There is no middle ground in Canadian federal leadership. Our prime ministers either enjoy long-lived dynasties or are voted out almost as quickly as they were voted in, according to a new book co-authored by political science professor Judith McKenzie.
McKenzie, who is a self-confessed political junkie, wrote Dynasties and Interludes: Past and Present in Canadian Electoral Politics with colleagues Lawrence Leduc, University of Toronto, and Jon Pammett and Andre Turcotte of Carleton University.
The book provides an analysis of the history of Canadian federal politics, our electoral system and our voting behavior.
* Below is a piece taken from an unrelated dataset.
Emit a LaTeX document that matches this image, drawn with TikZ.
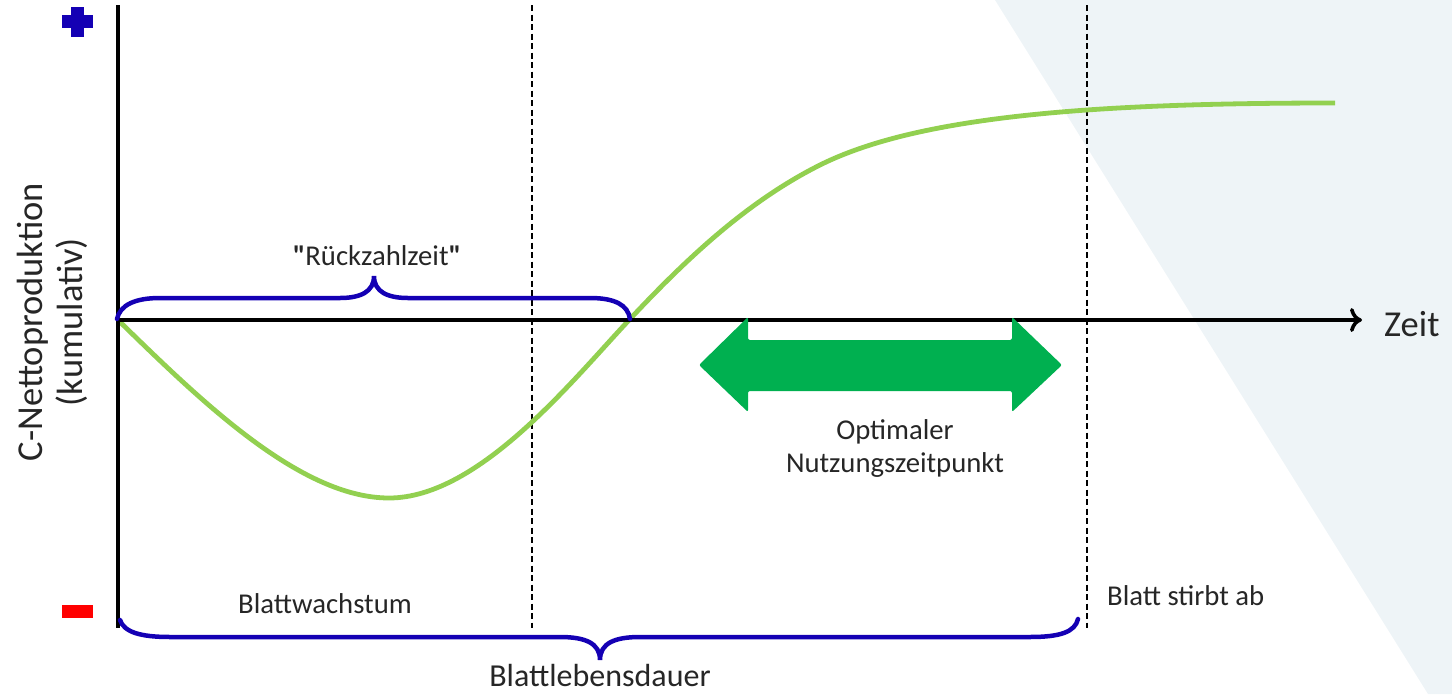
\documentclass[tikz,border=0pt]{standalone}
\usepackage{fontspec}
\setmainfont{Carlito}
\newfontfamily\qfont{Carlito}
\usetikzlibrary{arrows.meta}
\begin{document}
\begin{tikzpicture}[x=1pt,y=-1pt,
  txt/.style={text=textgray,inner sep=0pt},
  small/.style={txt,font=\fontsize{28.7}{33}\selectfont},
  mid/.style={txt,font=\fontsize{32}{36}\selectfont},
  big/.style={txt,font=\fontsize{36.5}{40}\selectfont},
  brace/.style={draw=braceblue,line width=4.5pt,line cap=round},
  vdash/.style={draw=black,line width=2pt,dash pattern=on 6pt off 3.5pt},
  axis/.style={draw=black,line width=3.6pt}]
\definecolor{textgray}{HTML}{262626}
\definecolor{braceblue}{RGB}{20,0,180}
\definecolor{curvegreen}{HTML}{92D050}
\definecolor{arrowgreen}{HTML}{00B050}
\definecolor{bgtri}{HTML}{EEF4F7}
\useasboundingbox (0,0) rectangle (1452,694);
% background triangle
\fill[bgtri] (995,0) -- (1452,0) -- (1452,694) -- (1428,694) -- cycle;
% plus and minus
\fill[braceblue] (71,7) rectangle (84,37);
\fill[braceblue] (62,15) rectangle (93,28);
\fill[red] (62,605) rectangle (93,618);
% coordinates
\coordinate (O) at (118,320);
\coordinate (ytop) at (118,5);
\coordinate (ybot) at (118,628);
\coordinate (xend) at (1362,320);
\coordinate (d1t) at (532,5);
\coordinate (d1b) at (532,628);
\coordinate (d2t) at (1087,5);
\coordinate (d2b) at (1087,628);
% dashed lines
\draw[vdash] (d1t) -- (d1b);
\draw[vdash] (d2t) -- (d2b);
% green curve
\coordinate (c0) at (118,320);
\coordinate (cmin) at (389,498);
\coordinate (czero) at (631,318);
\coordinate (cmid) at (820,165);
\coordinate (cend) at (1335,103);
\draw[curvegreen,line width=4.8pt] (c0) .. controls (200,400) and (300,498) .. (cmin)
  .. controls (480,498) and (575,377) .. (czero)
  .. controls (690,255) and (750,200) .. (cmid)
  .. controls (920,115) and (1100,103) .. (cend);
% axes
\draw[axis] (ytop) -- (ybot);
\draw[axis,-{To[length=12pt,width=24pt,line width=3.6pt]}] (O) -- (xend);
\node[big,anchor=west] (zeit) at (1384,324) {Zeit};
% y label
\node[big,rotate=90,align=center] (ylab) at (52,322) {C-Nettoproduktion\\(kumulativ)};
% top brace
\coordinate (tb1) at (117,319);
\coordinate (tb2) at (630,319);
\coordinate (tbtip) at (374,276);
\draw[brace] (tb1) .. controls (120,305) and (135,298) .. (160,298) -- (340,298) .. controls (360,298) and (374,292) .. (tbtip) .. controls (374,292) and (388,298) .. (408,298) -- (590,298) .. controls (615,298) and (628,305) .. (tb2);
\node[small] (rz) at (377,256) {{\qfont\bfseries"}Rückzahlzeit{\qfont\bfseries"}};
% bottom brace
\coordinate (bb1) at (120,620);
\coordinate (bb2) at (1078,619);
\coordinate (bbtip) at (600,660);
\draw[brace] (bb1) .. controls (124,632) and (140,637) .. (170,637) -- (560,637) .. controls (585,637) and (600,643) .. (bbtip) .. controls (600,643) and (615,637) .. (640,637) -- (1030,637) .. controls (1060,637) and (1075,632) .. (bb2);
\node[mid,anchor=base] (bld) at (600,686) {Blattlebensdauer};
\node[small] (bw) at (325,604) {Blattwachstum};
\node[small,anchor=west] (bs) at (1107,596) {Blatt stirbt ab};
% green double arrow
\fill[arrowgreen,rounded corners=2pt] (699,365) -- (748,317) -- (748,340) -- (1012,340) -- (1012,317) -- (1062,365) -- (1012,412) -- (1012,391) -- (748,391) -- (748,412) -- cycle;
\node[small,align=center] (opt) at (895,448) {Optimaler\\Nutzungszeitpunkt};
\end{tikzpicture}
\end{document}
“The history of Canadian politics has repeatedly followed the pattern of long periods of political hegemony under successful political leaders, punctuated by short, sharp interludes,” says McKenzie. “Nearly all of Canada’s successful political leaders have had this experience. Macdonald, Laurier, King, Trudeau and Chrétien all had their dynasties interrupted by short interludes of defeat. This shows how quickly things can change in Canadian federal politics.”
Canada’s periods of electoral dominance are much longer than those of other countries, says McKenzie. William Lyon Mackenzie King served 22 years as prime minister before handing power to Louis St. Laurent, who served nine years. Jean Chrétien spent 11 years in power before handing the job over to Paul Martin.
Between those long reigns are shorter interludes, which the new book attributes to Canadians’ relatively weak affiliation to political parties, and to our multi-party federal structure and voting system.
“There is very little party loyalty among Canadian voters, and the number of Canadians who do not identify with any federal political parties continues to increase,” says McKenzie. She says Canadians vote based on short-term factors, including the issues of the day, their assessment of economic conditions, party leaders’ traits and the likely performance of local candidates.
“This explains both the periodic tendency toward sudden and sharp electoral reversals but also the ability of parties over time to recover from adversity and adapt to new political circumstances,” she says. “We will continue to see the dominance of Liberals and Conservatives because these two parties have learned to change and adapt in order to survive.”
Canadian voting behaviour has led political parties to emphasize leaders over party policies or programs, adds McKenzie. Abrupt leadership changes are also spurred by Canada’s multi-party system and by an electoral system that encourages strategic voting.
“The larger political parties frequently capitalize on public awareness of the tenuous position of smaller parties and appeal to strategic voting,” she says. “This lends to the potential for sudden and dramatic change in leadership and a high degree of electoral turnover. It has also led to more minority governments.”
She predicts that we won’t see a return of yesterday’s dynasties anytime soon. “Unless a leader emerges who is really dynamic and able to attract young people or people currently voting for parties other than their own, then Canada will continue to be in a period of interlude governments.”
Dynasties and Interludes: Past and Present in Canadian Electoral Politics is McKenzie’s third book. In 1999, she published a biography on Pauline Jewett, who ran first as a Liberal and then NDP candidate in the 1960s and later became president of Simon Fraser University. In 2002, McKenzie published a book titled Environmental Policies in Canada.
“I find writing so rewarding because it’s about creating new ideas and examining things from your own point of view rather than regurgitating someone else’s thoughts,” says McKenzie. “It’s like having a baby, only it takes longer than nine months.”